Quick, Often, and Clean

Karl M asks:

More refactoring please! What techniques do you find yourself using? What do you love about it? Aesthetics? Patterns? ‘Craftsmanship’?

The phrase that’s stuck with me over the years is “ratcheting in the gains.” I first encountered it in a programming context sometime around 2002. I don’t remember where anymore, but it was probably in one of the XP books. I’ve carried that idea with me and used it as an ideal for years.

You see, the biggest problem I’ve seen on software projects I’ve worked on is moving in the wrong direction. When schedules slip, it’s not because we haven’t been moving forward fast enough, it’s because we’ve actually been moving backward. Developers break existing code without realizing it all the time. Unless, of course, they have a ratchet.

In the physical world, a ratchet is “a mechanical device that allows movement in only one direction.” In software, it’s something that makes sure that your changes are not breaking existing functionality. Having a comprehensive regression testing suite is the answer most developers have to this problem. That is necessary but not sufficient.

Refactoring and other agile software techniques recognize that in order to act as a ratchet, regression testing has to happen at the same frequency as coding. The cycle time of your test feedback needs to be roughly equal to — if not less than — the amount of time it take to make a code change. Running the tests, seeing them clean, and committing the code to version code is what setting a ratchet point is in software. Until you’ve done all three, you can still move backwards.1 After that, you’ve always got a known good point.

Another critical piece in ratcheting in the gains is setting those ratchet points as often as possible. I’ve seen material that indicates Agile developers commit code to version control ten times more often than non-Agile developers, not because they work ten times as fast, but because they see how to split the work into slices ten times as thin. I’ve seen my coding undergo exactly this transformation over the last year as I’ve started to use refactoring and TDD more effectively. Last week I did in six steps what I used to do in a single shot, because I’ve seen the value of being able to revert at any point.

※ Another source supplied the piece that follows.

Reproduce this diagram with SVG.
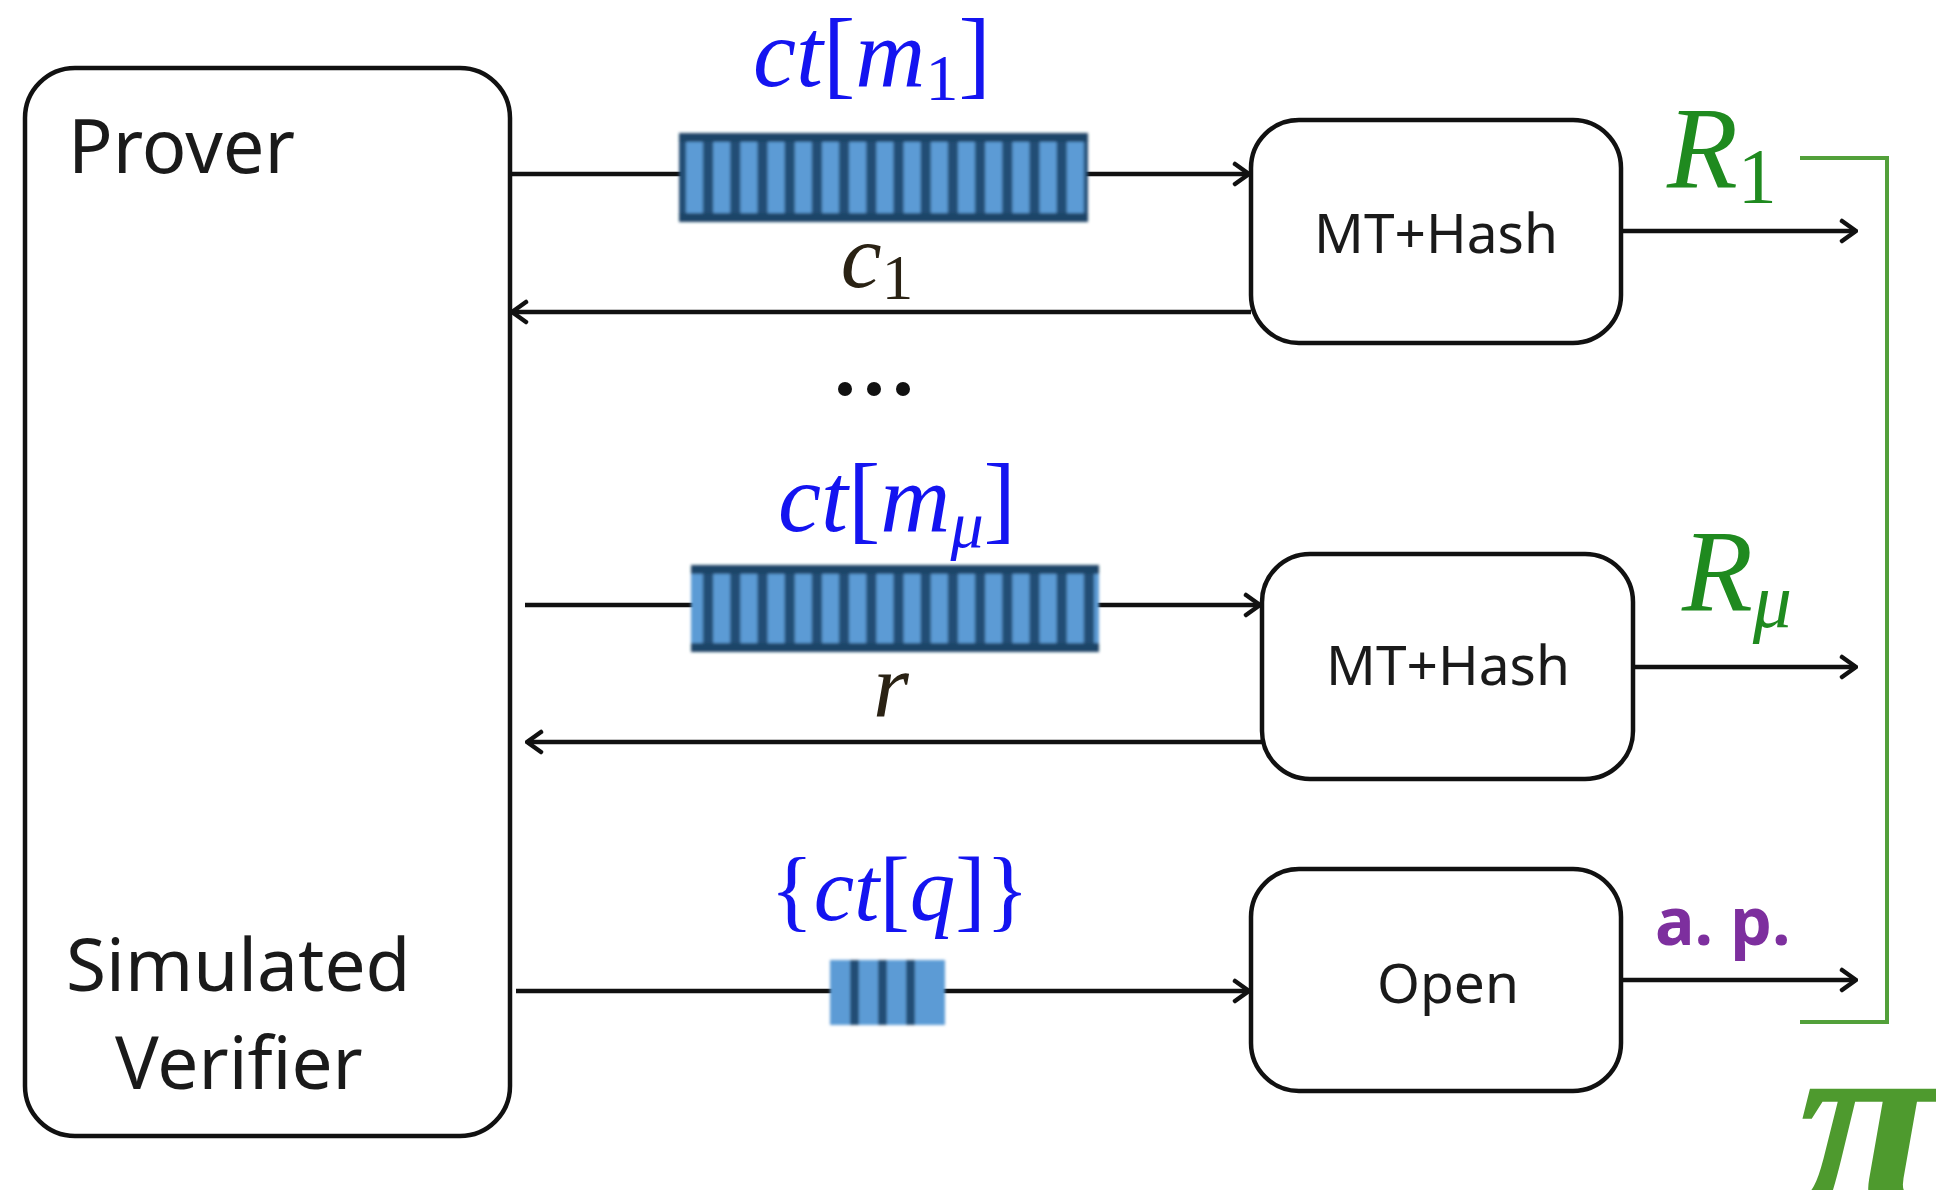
<svg xmlns="http://www.w3.org/2000/svg" width="1936" height="1190" viewBox="0 0 1936 1190">
  <style>
    .box { fill: #fff; stroke: #111; stroke-width: 4.5; }
    .lbl { font-family: "Noto Sans", "Liberation Sans", sans-serif; fill: #1a1a1a; }
    .wire { stroke: #111; stroke-width: 4.5; fill: none; }
    .math { font-family: "Liberation Serif", "DejaVu Serif", serif; }
    .it { font-style: italic; }
    .blue { fill: #1414f0; }
    .green { fill: #1f8a1f; }
    .dark { fill: #2a2214; }
  </style>
  <defs>
    <marker id="arr" viewBox="-18 -13 20 26" refX="0" refY="0" markerWidth="20" markerHeight="26" markerUnits="userSpaceOnUse" orient="auto">
      <path d="M-14,-10 L0,0 L-14,10" fill="none" stroke="#111" stroke-width="4.5" stroke-linecap="round" stroke-linejoin="round"/>
    </marker>
    <!-- striped cell pattern for the ciphertext bars -->
    <pattern id="cells" x="0" y="0" width="27.2" height="200" patternUnits="userSpaceOnUse">
      <rect x="0" y="0" width="27.2" height="200" fill="#234d74"/>
      <rect x="6" y="0" width="17" height="200" fill="#5b9bd5"/>
    </pattern>
    <filter id="soft" x="-5%" y="-10%" width="110%" height="120%">
      <feGaussianBlur stdDeviation="1.5"/>
    </filter>
  </defs>

  <!-- connectors -->
  <g id="connectors">
    <line class="wire" x1="510" y1="174" x2="1249" y2="174" marker-end="url(#arr)"/>
    <line class="wire" x1="1251" y1="312" x2="512" y2="312" marker-end="url(#arr)"/>
    <line class="wire" x1="1621" y1="231" x2="1856" y2="231" marker-end="url(#arr)"/>

    <line class="wire" x1="525" y1="605" x2="1260" y2="605" marker-end="url(#arr)"/>
    <line class="wire" x1="1262" y1="742" x2="527" y2="742" marker-end="url(#arr)"/>
    <line class="wire" x1="1633" y1="667" x2="1856" y2="667" marker-end="url(#arr)"/>

    <line class="wire" x1="516" y1="991" x2="1249" y2="991" marker-end="url(#arr)"/>
    <line class="wire" x1="1621" y1="980" x2="1856" y2="980" marker-end="url(#arr)"/>

    <!-- bracket collecting the proof -->
    <polyline points="1800,158 1887,158 1887,1022 1800,1022" fill="none" stroke="#52a03a" stroke-width="4"/>
  </g>

  <!-- ciphertext bars -->
  <g id="bar-m1" filter="url(#soft)">
    <rect x="679" y="133" width="409" height="89" fill="#1f4468"/>
    <rect x="679" y="142" width="409" height="71" fill="url(#cells)"/>
  </g>
  <g id="bar-mmu" filter="url(#soft)">
    <rect x="691" y="565" width="408" height="87" fill="#1f4468"/>
    <rect x="691" y="574" width="408" height="69" fill="url(#cells)"/>
  </g>
  <g id="bar-q" filter="url(#soft)">
    <rect x="830" y="960" width="115" height="65" fill="#5b9bd5"/>
    <rect x="850" y="960" width="9" height="65" fill="#234d74"/>
    <rect x="878" y="960" width="9" height="65" fill="#234d74"/>
    <rect x="906" y="960" width="9" height="65" fill="#234d74"/>
  </g>

  <!-- prover / simulated verifier -->
  <g id="prover">
    <rect class="box" x="25" y="68" width="485" height="1068" rx="50"/>
    <text class="lbl" x="68" y="173" font-size="74">Prover</text>
    <text class="lbl" x="66" y="991" font-size="73">Simulated</text>
    <text class="lbl" x="115" y="1089" font-size="73">Verifier</text>
  </g>

  <g id="mt-hash-1">
    <rect class="box" x="1251" y="120" width="370" height="223" rx="48"/>
    <text class="lbl" x="1436" y="253" font-size="55" text-anchor="middle">MT+Hash</text>
  </g>
  <g id="mt-hash-mu">
    <rect class="box" x="1262" y="554" width="371" height="225" rx="48"/>
    <text class="lbl" x="1448" y="685" font-size="55" text-anchor="middle">MT+Hash</text>
  </g>
  <g id="open">
    <rect class="box" x="1251" y="869" width="370" height="222" rx="48"/>
    <text class="lbl" x="1448" y="1003" font-size="55" text-anchor="middle">Open</text>
  </g>

  <!-- labels -->
  <g id="labels">
    <text class="math blue" x="753" y="86" font-size="97"><tspan class="it">ct</tspan>[<tspan class="it">m</tspan><tspan font-size="66" dy="14">1</tspan><tspan dy="-14">]</tspan></text>
    <text class="math dark" x="877" y="287" font-size="92" text-anchor="middle"><tspan class="it">c</tspan><tspan font-size="63" dy="12">1</tspan></text>
    <circle cx="845" cy="389" r="7" fill="#111"/>
    <circle cx="874" cy="389" r="7" fill="#111"/>
    <circle cx="903" cy="389" r="7" fill="#111"/>

    <text class="math blue" x="778" y="531" font-size="97"><tspan class="it">ct</tspan>[<tspan class="it">m</tspan><tspan class="it" font-size="66" dy="16">μ</tspan><tspan dy="-16">]</tspan></text>
    <text class="math dark it" x="891" y="716" font-size="92" text-anchor="middle">r</text>

    <text class="math blue" x="770" y="920" font-size="91">{<tspan class="it">ct</tspan>[<tspan class="it">q</tspan>]}</text>

    <text class="math green" x="1667" y="188" font-size="116"><tspan class="it">R</tspan><tspan font-size="78" dy="14">1</tspan></text>
    <text class="math green" x="1682" y="611" font-size="116"><tspan class="it">R</tspan><tspan class="it" font-size="78" dy="16">μ</tspan></text>
    <text x="1655" y="945" font-family="Noto Sans, Liberation Sans, sans-serif" font-weight="bold" font-size="66" fill="#7d2f9e">a. p.</text>

    <text x="1797" y="1208" font-family="Liberation Serif, serif" font-weight="bold" font-style="italic" font-size="260" fill="#4e9a2e">π</text>
  </g>
</svg>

It’s like setting chocks while climbing: The closer together you set them, the less far you can fall.

The third critical ingredient that turns a regression test suite into a ratchet is the attitude that the tests always have to run clean. There’s no such thing as a “known failure.” If a test fails, you stop the line and fix it. If your tests are comprehensive, fast, and run often but you let them fail, you’re letting yourself move backwards.

Having that ratchet, climbing with those anchor points, is probably the thing I love most about refactoring. I can make changes to code much more quickly than I could before. Some people think that it’s odd that one of the XP values is courage, but my experiences over the last year have shown me why. In order to respond to changes — to truly be Agile — we have to have the courage to make quick changes to our code. It’s not foolish bravery, because we’ve taken the right precautions. We’ve made sure that we can’t go backwards, only forwards.




Update

Fitness:
Writing:





fn1. There really is a fourth step, which is seeing everything run clean in the production environment. Getting these three in place is still quite an accomplishment for a lot of teams and developers.